How to Cope With the Anxiety From COVID-19, Climate Change, and Other Stresses

Share on Pinterest
Mental health experts say we’re living through one of the most stressful periods in our lifetime, but there are tools to help us cope. Manu Prats/Stocksy
  • Experts say we are living through a historically stressful time, with chronic stress from unrelenting issues.
  • They recommend people focus on taking care of themselves first by eating a balanced diet, spending time outdoors, and talking with others who have similar concerns.
  • Experts hope the current stressful time will encourage people to take mental health more seriously.

COVID-19 and climate change and elections.

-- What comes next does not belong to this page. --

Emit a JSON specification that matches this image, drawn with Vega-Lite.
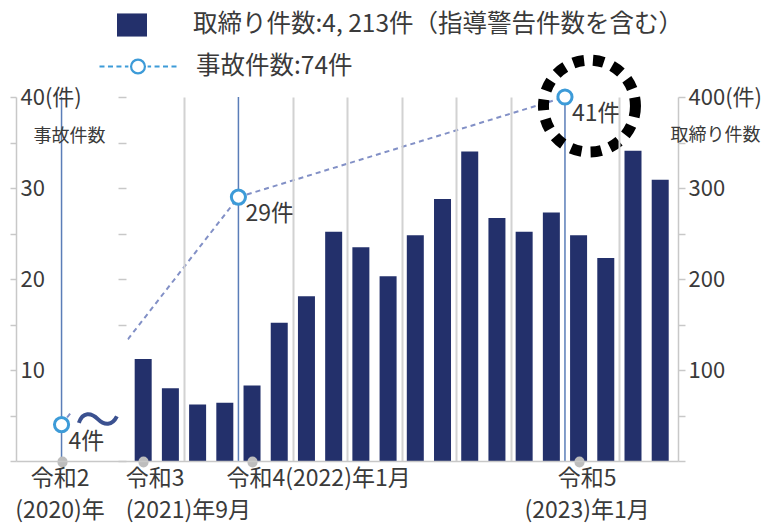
{
  "$schema": "https://vega.github.io/schema/vega-lite/v6.json",
  "width": 662,
  "height": 364,
  "autosize": {"type": "none"},
  "padding": {"left": 16, "top": 97, "right": 96, "bottom": 66},
  "config": {
    "font": "Noto Sans CJK JP",
    "view": {"stroke": null},
    "legend": {"labelFont": "Noto Sans CJK JP", "labelColor": "#3a3a3a", "padding": 0, "labelLimit": 0}
  },
  "datasets": {
    "enforcement": [
      {"month": "2021-09", "m": 0, "n": 112},
      {"month": "2021-10", "m": 1, "n": 80},
      {"month": "2021-11", "m": 2, "n": 62},
      {"month": "2021-12", "m": 3, "n": 64},
      {"month": "2022-01", "m": 4, "n": 83},
      {"month": "2022-02", "m": 5, "n": 152},
      {"month": "2022-03", "m": 6, "n": 181},
      {"month": "2022-04", "m": 7, "n": 252},
      {"month": "2022-05", "m": 8, "n": 235},
      {"month": "2022-06", "m": 9, "n": 203},
      {"month": "2022-07", "m": 10, "n": 248},
      {"month": "2022-08", "m": 11, "n": 288},
      {"month": "2022-09", "m": 12, "n": 340},
      {"month": "2022-10", "m": 13, "n": 267},
      {"month": "2022-11", "m": 14, "n": 252},
      {"month": "2022-12", "m": 15, "n": 273},
      {"month": "2023-01", "m": 16, "n": 248},
      {"month": "2023-02", "m": 17, "n": 223},
      {"month": "2023-03", "m": 18, "n": 341},
      {"month": "2023-04", "m": 19, "n": 309}
    ],
    "accidents": [
      {"period": "令和2(2020)年", "m": -3, "n": 4, "label": "4件"},
      {"period": "令和3(2021)年", "m": 3.5, "n": 29, "label": "29件"},
      {"period": "令和4(2022)年", "m": 15.5, "n": 41, "label": "41件"}
    ]
  },
  "layer": [
    {
      "data": {"name": "enforcement"},
      "mark": {"type": "bar", "width": 17},
      "encoding": {
        "x": {
          "field": "m", "type": "quantitative",
          "scale": {"domain": [-4.49, 19.47], "nice": false, "zero": false},
          "axis": {
            "title": null,
            "values": [-3, -0.5, 0, 0.5, 1.5, 2.5, 4, 4.5, 5.5, 6.5, 7.5, 8.5, 9.5, 10.5, 11.5, 12.5, 13.5, 14.5, 16, 16.5, 17.5, 18.5],
            "grid": true,
            "gridColor": {"condition": {"test": "datum.value % 1 == 0", "value": "transparent"}, "value": "#d2d2d2"},
            "gridWidth": 2,
            "domainColor": "#c8c8c8",
            "domainWidth": 1.5,
            "tickColor": {"condition": {"test": "datum.value % 1 == 0", "value": "#bdbdbd"}, "value": "transparent"},
            "tickWidth": 10,
            "tickSize": 1,
            "tickCap": "round",
            "labelExpr": "datum.value == -3 ? ['令和2', '(2020)年'] : datum.value == 0 ? ['令和3', '(2021)年9月'] : datum.value == 4 ? '令和4(2022)年1月' : datum.value == 16 ? ['令和5', '(2023)年1月'] : ''",
            "labelFontSize": 23,
            "labelColor": "#3a3a3a",
            "labelPadding": 5,
            "labelLineHeight": 32,
            "labelLimit": 0,
            "labelOverlap": false,
            "labelBound": false,
            "labelFlush": false,
            "labelAlign": {"condition": {"test": "datum.value == 0 || datum.value == 4", "value": "left"}, "value": "center"},
            "labelOffset": {"condition": [{"test": "datum.value == 0", "value": -18}, {"test": "datum.value == 4", "value": -26}, {"test": "datum.value == 16", "value": 8}], "value": -2},
            "zindex": 1
          }
        },
        "y": {
          "field": "n", "type": "quantitative",
          "scale": {"domain": [0, 400], "nice": false},
          "axis": {
            "orient": "right",
            "values": [0, 50, 100, 150, 200, 250, 300, 350, 400],
            "title": "取締り件数",
            "titleAngle": 0, "titleX": -8, "titleY": 38,
            "titleAlign": "left", "titleBaseline": "middle",
            "titleFontSize": 18, "titleFontWeight": "normal", "titleColor": "#3a3a3a",
            "labelExpr": "datum.value == 400 ? '400(件)' : (datum.value % 100 == 0 && datum.value > 0) ? datum.label : ''",
            "labelFontSize": 22, "labelColor": "#3a3a3a", "labelPadding": 3,
            "tickSize": 7, "tickColor": "#c8c8c8", "tickWidth": 1.5,
            "domainColor": "#c8c8c8", "domainWidth": 1.5,
            "grid": false, "labelOverlap": false, "labelBound": false, "labelFlush": false,
            "zindex": 1
          }
        },
        "fill": {
          "datum": "取締り件数:4, 213件（指導警告件数を含む）", "type": "nominal",
          "scale": {"range": ["#23306b"]},
          "legend": {
            "orient": "none", "legendX": 101, "legendY": -87, "title": null,
            "symbolType": "M-1,-0.77H1V0.77H-1Z", "symbolSize": 900, "symbolStrokeWidth": 0,
            "labelFontSize": 24.5, "labelOffset": 46, "labelLimit": 0
          }
        }
      }
    },
    {
      "data": {"name": "accidents"},
      "layer": [
        {
          "mark": {"type": "rule", "color": "#5a7db8", "strokeWidth": 1.5},
          "encoding": {"x": {"field": "m", "type": "quantitative"}}
        },
        {
          "mark": {"type": "line", "strokeDash": [5, 4], "strokeWidth": 2, "color": "#8290c6"},
          "encoding": {
            "x": {"field": "m", "type": "quantitative"},
            "y": {
              "field": "n", "type": "quantitative",
              "scale": {"domain": [0, 40], "nice": false, "clamp": true},
              "axis": {
                "orient": "left",
                "values": [0, 5, 10, 15, 20, 25, 30, 35, 40],
                "title": "事故件数",
                "titleAngle": 0, "titleX": 17, "titleY": 39,
                "titleAlign": "left", "titleBaseline": "middle",
                "titleFontSize": 18, "titleFontWeight": "normal", "titleColor": "#3a3a3a",
                "labelExpr": "datum.value == 40 ? '40(件)' : (datum.value % 10 == 0 && datum.value > 0) ? datum.label : ''",
                "labelAlign": "left", "labelPadding": -10,
                "labelFontSize": 22, "labelColor": "#3a3a3a",
                "tickSize": 6, "tickColor": "#c8c8c8", "tickWidth": 1.5,
                "domainColor": "#c8c8c8", "domainWidth": 1.5,
                "grid": false, "labelOverlap": false, "labelBound": false, "labelFlush": false,
                "zindex": 1
              }
            }
          }
        },
        {
          "mark": {"type": "point", "filled": true, "fill": "white", "strokeWidth": 3, "size": 200, "opacity": 1},
          "encoding": {
            "x": {"field": "m", "type": "quantitative"},
            "y": {"field": "n", "type": "quantitative"},
            "stroke": {
              "datum": "事故件数:74件", "type": "nominal",
              "scale": {"range": ["#3d9bd8"]},
              "legend": {
                "orient": "none", "legendX": 82, "legendY": -70.5, "title": null,
                "symbolType": "M-1,0H-0.87M-0.78,0H-0.65M-0.56,0H-0.43M-0.34,0H-0.25M0.18,0A0.18,0.18 0 1,1 -0.18,0A0.18,0.18 0 1,1 0.18,0M0.25,0H0.34M0.43,0H0.56M0.65,0H0.78M0.87,0H1",
                "symbolSize": 5929, "symbolStrokeWidth": 2.2,
                "symbolFillColor": "transparent",
                "labelFontSize": 24.5, "labelOffset": 18
              }
            }
          }
        },
        {
          "mark": {"type": "text", "align": "left", "baseline": "middle", "dx": 7, "dy": 17, "fontSize": 23, "color": "#3a3a3a"},
          "encoding": {
            "x": {"field": "m", "type": "quantitative"},
            "y": {"field": "n", "type": "quantitative"},
            "text": {"field": "label"}
          }
        },
        {
          "data": {"values": [{}]},
          "mark": {"type": "point", "shape": "circle", "filled": false, "stroke": "black", "strokeWidth": 11, "strokeDash": [11, 9], "size": 8464, "opacity": 1},
          "encoding": {
            "x": {"datum": 16.4, "type": "quantitative"},
            "y": {"datum": 39.0, "type": "quantitative"}
          }
        }
      ]
    },
    {
      "data": {"values": [{}]},
      "layer": [
        {
          "mark": {"type": "rect", "color": "white"},
          "encoding": {
            "x": {"datum": -2.65, "type": "quantitative"},
            "x2": {"datum": -0.58},
            "y": {
              "datum": 4.5, "type": "quantitative",
              "scale": {"domain": [0, 40], "nice": false},
              "axis": {
                "orient": "left", "offset": -110,
                "values": [0, 5, 10, 15, 20, 25, 30, 35, 40],
                "labels": false, "domain": false, "grid": false, "title": null,
                "tickSize": 8, "tickColor": "#c8c8c8", "tickWidth": 1.5
              }
            },
            "y2": {"datum": 14}
          }
        },
        {
          "mark": {"type": "point", "shape": "M-1,0.2C-0.8,-0.4 -0.35,-0.35 0,0C0.35,0.35 0.75,0.35 1,-0.15", "filled": false, "stroke": "#3b5190", "strokeWidth": 4, "size": 1444, "opacity": 1},
          "encoding": {
            "x": {"datum": -1.665, "type": "quantitative"},
            "y": {"datum": 4.6, "type": "quantitative"}
          }
        }
      ]
    }
  ],
  "resolve": {"scale": {"y": "independent"}}
}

Add to that Afghanistan, masks, wildfires, and hurricanes, and you’ve got more than a few reasons to recoil as you travel through your daily life.

If it feels like it’s too much to handle, there are numbers that back up that current collective stress level.

According to Jillian Hughes, a spokesperson for Mental Health America, more clicks than ever have been coming into online stress indicator surveys.

“The number of people screening with moderate to severe symptoms of depression and anxiety in the first half of 2021 is similar [to] the number from 2020 and remains higher than the number of people screening at risk prior to COVID-19,” Hughes told Healthline.

In the first half of 2021, 79 percent of people who took an anxiety screening exhibited moderate to severe symptoms, and 84 percent of people who took a depression screening scored with moderate to severe symptoms.

The organization’s annual State of Mental Health in America report pulls no punches when it declared, “Your mental health is worsening.”